Letter to the Editor
In parts of Europe, varietal grape-growing is confined to particular geographical areas, with legal assignations, so that the name of the commune, township or province stands in for the grape. You might see Beaujolais (Appellation d’Origine Contrôlée) on a wine label, but Beaujolais is the province and Gamay the grape, and they are interchangeable.
By contrast, it is common in Australia to grow multiple grape varieties in one geographical area, to mix grapes from different vineyards/estates, but also for different vineyards to share the same winemaker. Eastford Creek Vineyard’s (ECV) winemaker, Andrew Gaman, makes the wine for Meander Valley Vineyard too.
The most prominent information on an Australian wine bottle label is the wine company, location, and wine variety. It is rare to see the name of the winemaker and almost never the viticulturalist.

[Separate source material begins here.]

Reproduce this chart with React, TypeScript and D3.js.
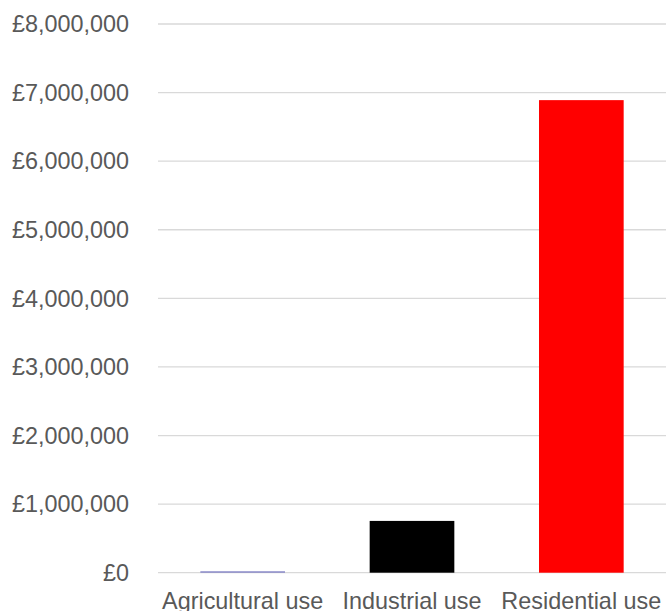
import React from "react";
import * as d3 from "d3";

const categories = ["Agricultural use", "Industrial use", "Residential use"];
const values = [20000, 755000, 6890000];
const barColors = ["#7f7fc4", "#000000", "#ff0000"];
const yTicks = [0, 1000000, 2000000, 3000000, 4000000, 5000000, 6000000, 7000000, 8000000];

const W = 666;
const H = 611;
const margin = { left: 158, right: 0, top: 24, bottom: 38 };

export default function App() {
  const x = d3
    .scaleBand<string>()
    .domain(categories)
    .range([margin.left, W - margin.right])
    .paddingInner(0.5)
    .paddingOuter(0.25);
  const y = d3
    .scaleLinear()
    .domain([0, 8000000])
    .range([H - margin.bottom - 0.3, margin.top]);
  const fmt = (v: number) => "£" + d3.format(",")(v);
  const font = "'Liberation Sans', Arial, sans-serif";
  return (
    <svg
      width={W}
      height={H}
      style={{ position: "absolute", left: 0, top: 0, background: "#fff" }}
    >
      {yTicks.map((t) => (
        <g key={t}>
          <line
            x1={margin.left}
            x2={W - margin.right}
            y1={y(t)}
            y2={y(t)}
            stroke="#d9d9d9"
            strokeWidth={1.3}
          />
          <text
            x={129}
            y={y(t)}
            dy="0.35em"
            textAnchor="end"
            fontFamily={font}
            fontSize={23.4}
            fill="#595959"
          >
            {fmt(t)}
          </text>
        </g>
      ))}
      {categories.map((c, i) => (
        <rect
          key={c}
          x={x(c)}
          width={x.bandwidth()}
          y={y(values[i])}
          height={y(0) - y(values[i])}
          fill={barColors[i]}
        />
      ))}
      {categories.map((c) => (
        <text
          key={c}
          x={(x(c) as number) + x.bandwidth() / 2}
          y={609}
          textAnchor="middle"
          fontFamily={font}
          fontSize={23.4}
          fill="#595959"
        >
          {c}
        </text>
      ))}
    </svg>
  );
}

I often stop at ECV on Chapel Road, Sassafras, on my way home to Shearwater from the Deloraine Write-in Group, which meets on Fridays in the Empire Hotel’s Ladies Lounge. At around 3 pm, usually the ‘open’ banner is flying on ECV’s entrance gate. I have a glass of wine, with an outlook of rolling green vineyards.
We arrived to live in Tasmania in early 2021. ECV was established only three years earlier (2018). And within that time, I have watched the vineyards expand and the cellar door develop activities. ECV is one of a few Tasmanian wineries that grow alternative varieties.
ECV’s 2023 Gamay is, in colour, a lightish, transparent ruby red. Its aroma is like a drift of soil particles mixed with a light touch of peanuts and egg yolk. The equally light palate nevertheless lingers, and made me think of the word ‘town’ which is not a bad thing, different as it is to the negative implications of ‘city’.
The ECV 2023 Chardonnay is light-to-mid gold in colour and the aroma and lingering palate are all lemon. I experienced the change from big, buttery Chardonnays in Australia to light ones. But when I returned to the former, I regained an appreciation for oaked Chardonnays. Still, many wine drinkers have left big Chardonnays forever. ECV’s 2023 Chardonnay is lightly oaked.
I was fortunate once on one of my Friday stops at ECV to taste its ‘natural’ Chardonnay with the generous Gaman. I was astounded by it, given that I am a verified hater of natural wine. So I am very much looking forward to it coming by-the-glass or bottle purchasing.
I have also met young French women interning at ECV for studies in wine tourism. And in mid-March, when I suspected picking had commenced, in came a trio of Taiwanese pickers to refresh themselves with the sparkling Rosé made from that first seasonal pick of Pinot Noir and Chardonnay.
I thought I detected Chinese five-spice, cinnamon or nutmeg lightly backgrounding the fruity palate of peach and or perhaps apricot in Eastford Creek’s 2024 Pinot Gris. In colour, it is rustic, light-bronze golden with a pink tinge which I have found is always good in a Pinot Gris: think Zendaya’s dress at the Golden Globes 2025 but less copper/tangerine. It’s a dry Pinot Gris with a sophisticated and elegant palate.
ECV in Sassafras, just 35 km from Deloraine (home to the North Coast Post), is well within the idea of ‘local’ drinking.